DCF to focus more on kids who are at-risk
As the Florida Department of Children and Families moves to overhaul its approach to child safety, critics are weighing in, including a policy group that DCF Interim Secretary Esther Jacobo asked to review a newly developed safety model.
The Casey Family Programs’ report comes after at least 20 deaths since April of children known to the department, and lawmakers have indicated that child safety will be one of their top priorities during the upcoming legislative session.
The report found that DCF’s safety model is too narrowly focused on protecting children in danger and not focused enough on preventing at-risk children from becoming endangered.
The question of risk is central to the report, which concluded that DCF’s method of assessing danger classifies children as simply safe or unsafe, rather than falling somewhere on a continuum between the two.
“The safety model … does not clearly convey the cumulative emotional and developmental harm which children may suffer from chronic neglect or from the combination of chronic neglect with physical abuse or sexual abuse,” wrote Casey’s Alan Puckett and Dee Wilson. “In many chronically referring families, children may be neither in present or impending danger nor truly safe given the cumulative developmental and emotional impact, and occasional significant harm, which may result from low level chronic maltreatment.”
Jacobo said the most useful piece of the report was its “articulation of why risk is so important in our investigations, because we miss a chronic family that perhaps is never unsafe when we see them, but the risk factors are such that they could be unsafe in the future, and our system may not have caught that.”
The agency is adopting a number of the Casey recommendations. They include an additional focus on infants and toddlers, who were overwhelmingly the victims of fatal abuse and neglect this spring and summer.
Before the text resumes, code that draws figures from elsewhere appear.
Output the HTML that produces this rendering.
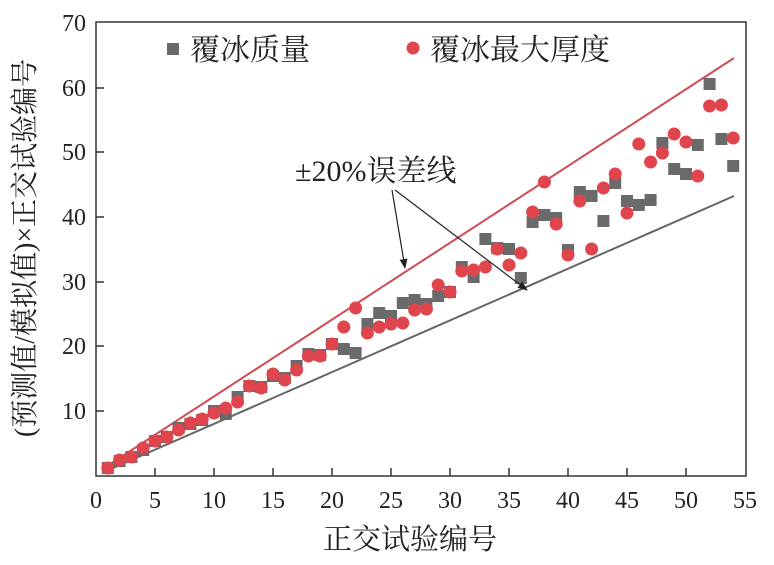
<!DOCTYPE html>
<html><head><meta charset="utf-8"><style>body{margin:0;background:#fff}</style></head><body>
<svg width="774" height="560" xmlns="http://www.w3.org/2000/svg" font-family="Liberation Serif, Noto Serif CJK SC, serif">
<defs><marker id="ah" markerWidth="10" markerHeight="8" refX="9" refY="4" orient="auto" markerUnits="userSpaceOnUse"><path d="M0,0 L10,4 L0,8 z" fill="#222"/></marker></defs>
<rect x="96" y="22" width="650" height="454" fill="none" stroke="#333" stroke-width="1.5"/>
<g stroke="#333" stroke-width="1.5">
<line x1="155" y1="476" x2="155" y2="468"/><line x1="214" y1="476" x2="214" y2="468"/><line x1="273" y1="476" x2="273" y2="468"/><line x1="332" y1="476" x2="332" y2="468"/><line x1="391" y1="476" x2="391" y2="468"/><line x1="450" y1="476" x2="450" y2="468"/><line x1="509" y1="476" x2="509" y2="468"/><line x1="568" y1="476" x2="568" y2="468"/><line x1="627" y1="476" x2="627" y2="468"/><line x1="686" y1="476" x2="686" y2="468"/>
<line x1="96" y1="411" x2="104" y2="411"/><line x1="96" y1="346" x2="104" y2="346"/><line x1="96" y1="282" x2="104" y2="282"/><line x1="96" y1="217" x2="104" y2="217"/><line x1="96" y1="152" x2="104" y2="152"/><line x1="96" y1="88" x2="104" y2="88"/>
</g>
<g font-size="24" fill="#222" text-anchor="middle">
<text x="96" y="508">0</text><text x="155" y="508">5</text><text x="214" y="508">10</text><text x="273" y="508">15</text><text x="332" y="508">20</text><text x="391" y="508">25</text><text x="450" y="508">30</text><text x="509" y="508">35</text><text x="568" y="508">40</text><text x="627" y="508">45</text><text x="686" y="508">50</text><text x="745" y="508">55</text>
</g>
<g font-size="24" fill="#222" text-anchor="end">
<text x="86" y="419">10</text><text x="86" y="354">20</text><text x="86" y="290">30</text><text x="86" y="225">40</text><text x="86" y="160">50</text><text x="86" y="96">60</text><text x="86" y="31">70</text>
</g>
<text x="410" y="549" font-size="29" text-anchor="middle" fill="#222">正交试验编号</text>
<text transform="translate(34,248) rotate(-90)" font-size="28" text-anchor="middle" fill="#222">(预测值/模拟值)×正交试验编号</text>
<line x1="104" y1="468" x2="734" y2="58" stroke="#d04a4f" stroke-width="2"/>
<line x1="104" y1="472" x2="734" y2="196" stroke="#666" stroke-width="2"/>
<g fill="#6a6a6a" id="sq"></g>
<g fill="#e0454d" id="ci"></g>
<rect x="167" y="43" width="12" height="12" fill="#6a6a6a"/>
<text x="190" y="60" font-size="30" fill="#222">覆冰质量</text>
<circle cx="413" cy="48" r="6.5" fill="#e0454d"/>
<text x="430" y="60" font-size="30" fill="#222">覆冰最大厚度</text>
<text x="295" y="181" font-size="30" fill="#222">±20%误差线</text>
<line x1="392" y1="190" x2="405" y2="268" stroke="#222" stroke-width="1.2" marker-end="url(#ah)"/>
<line x1="395" y1="190" x2="527" y2="290" stroke="#222" stroke-width="1.2" marker-end="url(#ah)"/>
<script>
var s=[468,461,457,450,441,437,428,424,420,411,414,397,386,387,376,378,366,354,355,344,349,353,324,313,316,303,300,304,296,292,267,277,239,248,249,278,222,215,218,250,192,196,221,183,201,205,200,143,169,174,145,84,139,166];
var c=[468,460,457,448,441,437,430,423,419,413,408,402,386,388,374,380,370,356,356,344,327,308,333,327,324,323,310,309,285,292,271,270,267,249,265,253,212,182,224,255,201,249,188,174,213,144,162,153,134,142,176,106,105,138];
var ns="http://www.w3.org/2000/svg",gs=document.getElementById('sq'),gc=document.getElementById('ci');
for(var i=0;i<54;i++){var x=96+(i+1)*11.8;
var r=document.createElementNS(ns,'rect');r.setAttribute('x',x-6);r.setAttribute('y',s[i]-6);r.setAttribute('width',12);r.setAttribute('height',12);gs.appendChild(r);
var e=document.createElementNS(ns,'circle');e.setAttribute('cx',x);e.setAttribute('cy',c[i]);e.setAttribute('r',6.5);gc.appendChild(e);}
</script>
</svg>
</body></html>
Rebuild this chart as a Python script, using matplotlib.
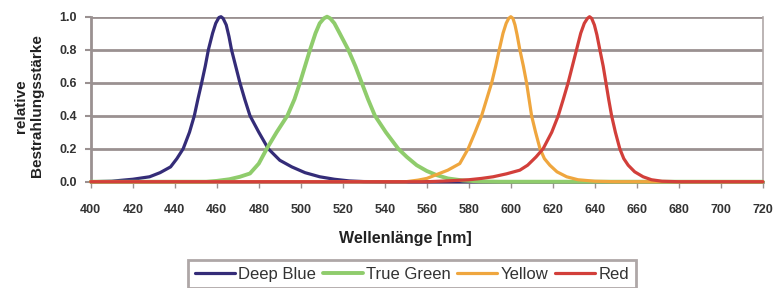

“Very young children are also much more likely to suffer serious harm when they are maltreated than are older children,” noted the report.
“The (Florida) safety model’s guidelines are incongruent with child-protection practices designed for babies and toddlers, the age groups at greatest risk for serious inflicted injuries and maltreatment fatalities.”
Last week, Jacobo told the House Healthy Families Subcommittee that two child-protective investigators would be assigned to each case involving children ages three and younger in families dealing with substance abuse, domestic violence and/or three or more prior incidents involving child protective investigations.
Those are the risk factors consistently identified as predictors of child maltreatment, she said, and teams will follow up after an investigation has closed to ensure that the family has stabilized.
Additionally, DCF will monitor family safety plans more often, employ second-party consultations in high-risk cases and strengthen its quality-assurance system.
The advocacy group Florida’s Children First has repeatedly criticized DCF for a 72 percent reduction in quality-assurance positions since 2008.
At an August town hall meeting, Howard Talenfeld, the group’s president, called on the Legislature to restore the 76 quality-assurance positions it had cut three years before, saying DCF needed the eyes and ears to monitor at-risk children.
“The Casey Family Programs report makes it clear that more work is needed before Florida’s new model will achieve its intended purpose,” wrote Christina Spudeas, the executive director of Florida’s Children First, in her response to the report.
When Jacobo explained the safety model to the House subcommittee last week, she assured Chairwoman Gayle Harrell, R-Stuart, that DCF would strengthen its emphasis on families in which children are chronically neglected.
“The prevention piece is an enormous piece,” Jacobo said. “But that’s a longer conversation.”
“I can assure you we will have that conversation,” Harrell replied.